Some maritime academies offer cadets the opportunity to complete a TOAR before they graduate (they usually still have to do the 30 days of training and observation).

I've heard rumors of an outfit in Florida that promises a completed TOAR in a week, which sounds a lot like pencil-whipping to me.

And at least one company offers training and assessments on a real tug and barge on the Hudson River -- reportedly the real deal -- for a price.

A few of the (mostly larger) tug companies periodically post a handful of positions earmarked for "Mate-Training and Observation." These positions are meant to be filled by folks with the appropriate deck license but minus the TOAR and required 30 days of training and observation.

I was lucky enough to be selected for one of those; in other words, I get paid to train and am "the extra man" on the boat.

I was told during new hire orientation that I should expect the TOAR to take 3-6 months (no 30-day wonders here). With 40-something of my 77 assessments signed-off at the 11-week mark,

I'm hoping to finish in five months. But it will be a close thing. (*Update: I'm hoping to finish before I'm eligible for retirement.)

Partly because it's a lot to learn -- not just the towing part, but also a new propulsion system for me (z-drives) and the intricacies of "shipwork."

Also because the  master of the vessel I'm assigned to, my DE, is .... well, let's say he's thorough and has very high standards.

In the end, that's okay with me, because he is an excellent boat handler and really knows his stuff. He wants me to be an excellent boat handler and to really know my stuff. I can live with that.

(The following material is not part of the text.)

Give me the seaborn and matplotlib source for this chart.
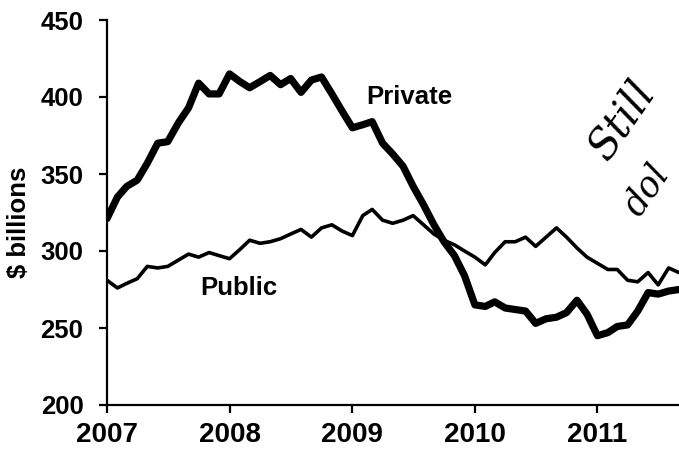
import numpy as np
import pandas as pd
import matplotlib
matplotlib.use("Agg")
import matplotlib.pyplot as plt
import matplotlib.dates as mdates
import seaborn as sns

# ---- data (monthly, Jan 2007 - Sep 2011), $ billions ----
private = [321, 335, 342, 346, 357, 370, 371, 383, 393, 409, 402, 402,
           415, 410, 406, 410, 414, 408, 412, 403, 411, 413, 402, 391,
           380, 382, 384, 370, 363, 355, 342, 330, 317, 306, 297, 284,
           265, 264, 267, 263, 262, 261, 253, 256, 257, 260, 268, 259,
           245, 247, 251, 252, 261, 273, 272, 274, 275]
public = [281, 276, 279, 282, 290, 289, 290, 294, 298, 296, 299, 297,
          295, 301, 307, 305, 306, 308, 311, 314, 309, 315, 317, 313,
          310, 323, 327, 320, 318, 320, 323, 317, 311, 307, 304, 300,
          296, 291, 299, 306, 306, 309, 303, 309, 315, 309, 302, 296,
          292, 288, 288, 281, 280, 286, 278, 289, 286]
start_month = "2007-01-01"
year_ticks = [2007, 2008, 2009, 2010, 2011]
y_ticks = [200, 250, 300, 350, 400, 450]

dates = pd.date_range(start_month, periods=len(private), freq="MS")
df = pd.DataFrame({"date": dates, "Private": private, "Public": public})

sns.set_theme(style="ticks")
plt.rcParams["font.family"] = ["Liberation Sans", "DejaVu Sans"]
plt.rcParams.update({"text.color": "black", "axes.labelcolor": "black",
                     "xtick.color": "black", "ytick.color": "black",
                     "axes.edgecolor": "black"})

fig = plt.figure(figsize=(6.79, 4.49), dpi=100)
ax = fig.add_axes([107 / 679, 1 - 405 / 449, 1 - 107 / 679, (405 - 20) / 449])

sns.lineplot(data=df, x="date", y="Public", ax=ax, color="black", linewidth=2.6)
sns.lineplot(data=df, x="date", y="Private", ax=ax, color="black", linewidth=5.2)

ax.set_ylim(200, 450)
ax.set_xlim(pd.Timestamp("2007-01-01"), dates[-1])
ax.set_yticks(y_ticks)
ax.set_xticks([pd.Timestamp(f"{y}-01-01") for y in year_ticks])
ax.set_xticklabels([str(y) for y in year_ticks])

for lab in ax.get_xticklabels():
    lab.set_fontsize(20)
    lab.set_fontweight("bold")
for lab in ax.get_yticklabels():
    lab.set_fontsize(18.5)
    lab.set_fontweight("bold")

ax.set_xlabel("")
ax.set_ylabel("$ billions", fontsize=18.5, fontweight="bold")
ax.yaxis.set_label_coords(-0.132, 0.475)

ax.spines["right"].set_visible(False)
ax.spines["top"].set_visible(False)
ax.spines["left"].set_linewidth(1.6)
ax.spines["bottom"].set_linewidth(1.6)
ax.tick_params(axis="both", direction="out", length=6, width=1.6)
ax.tick_params(axis="x", pad=6)
ax.tick_params(axis="y", pad=11)

ax.text(pd.Timestamp("2009-02-10"), 400, "Private", fontsize=18.5, fontweight="bold",
        ha="left", va="center")
ax.text(pd.Timestamp("2008-01-30"), 276, "Public", fontsize=18.5, fontweight="bold",
        ha="center", va="center")

# handwritten note
fig.text(622 / 679, 1 - 120 / 449, "Still", fontsize=30, fontstyle="italic",
         family=["DejaVu Serif"], rotation=55, ha="center", va="center")
fig.text(646 / 679, 1 - 190 / 449, "dol", fontsize=25, fontstyle="italic",
         family=["DejaVu Serif"], rotation=55, ha="center", va="center")

fig.savefig("out.png", dpi=100)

A couple of quirky things about the TOAR: there's one for Great Lakes and Inland Waters (that's the one I'm completing), one for Near Coastal/Ocean routes, and one for Western Rivers.

There are common elements to all three, so to add a route requires only 30 more days on that route plus the assessments one has not already completed.

Some of the common elements are head-scratchers, like: plot a position on a chart, or use a VHF radio, or conduct a fire drill (all things anyone with the appropriate licenses already should be very familiar with).

Also, the towing portion is all about barges. And the towing I'm learning to do is all about ships.

Unless I change companies, I will likely never get close to a barge that is not an ocean-going unit connected to a really big tug, or a stationary bunkering barge I'm receiving fuel from.

Because the Coast Guard requires it, we do the barge part just for the TOAR.

And because the company I work for has learned a thing or two over the last 80-something years, there's a completely separate assessment for each class of boats we operate, one that covers things like demonstrating a powered indirect or transverse arrest or keeping the tug on a 90-degree angle while a ship is making sternway or headway.

It's a slog. I keep reminding myself there's cheese at the end.

*Update*

So ... I started writing this post more than a month ago. In the time since then, I completed every bit of my TOAR I could on a z-drive boat (the actual towing, by local custom, must be done on a conventional boat).

I spent two hitches on a flanking rudder, twin-screw boat (with a master who is not a DE but a great trainer), and now I'm on a twin-screw tug -- actually the largest boat of any type in our fleet -- with the most experienced DE at our company.

I've gotten a few more assessments signed-off -- according to our crew coordinator, I was at "76.3 percent complete" before the most recent update. It's still a slog.

The Marine Corps, at the end of basic training, put recruits through a 54-hour field exercise (sleep deprivation is a key feature) called "The Crucible."

Make it through that, I hear, and you've earned the right to call yourself a Marine.

I kind of feel like that's where I am now. In the crucible.

And it's weird, and humbling, because I already earned "Captain," and that was it's own slog. I've managed vessels and trained crews and been responsible for tens of millions of dollars of equipment and dozens of lives.

Now I just want the title "Mate (of Towing)."

Not even for the extra $100 a day, really. Just stop cussing me, give me my own room and let me catch more than five hours of sleep every 24. That would make me happy.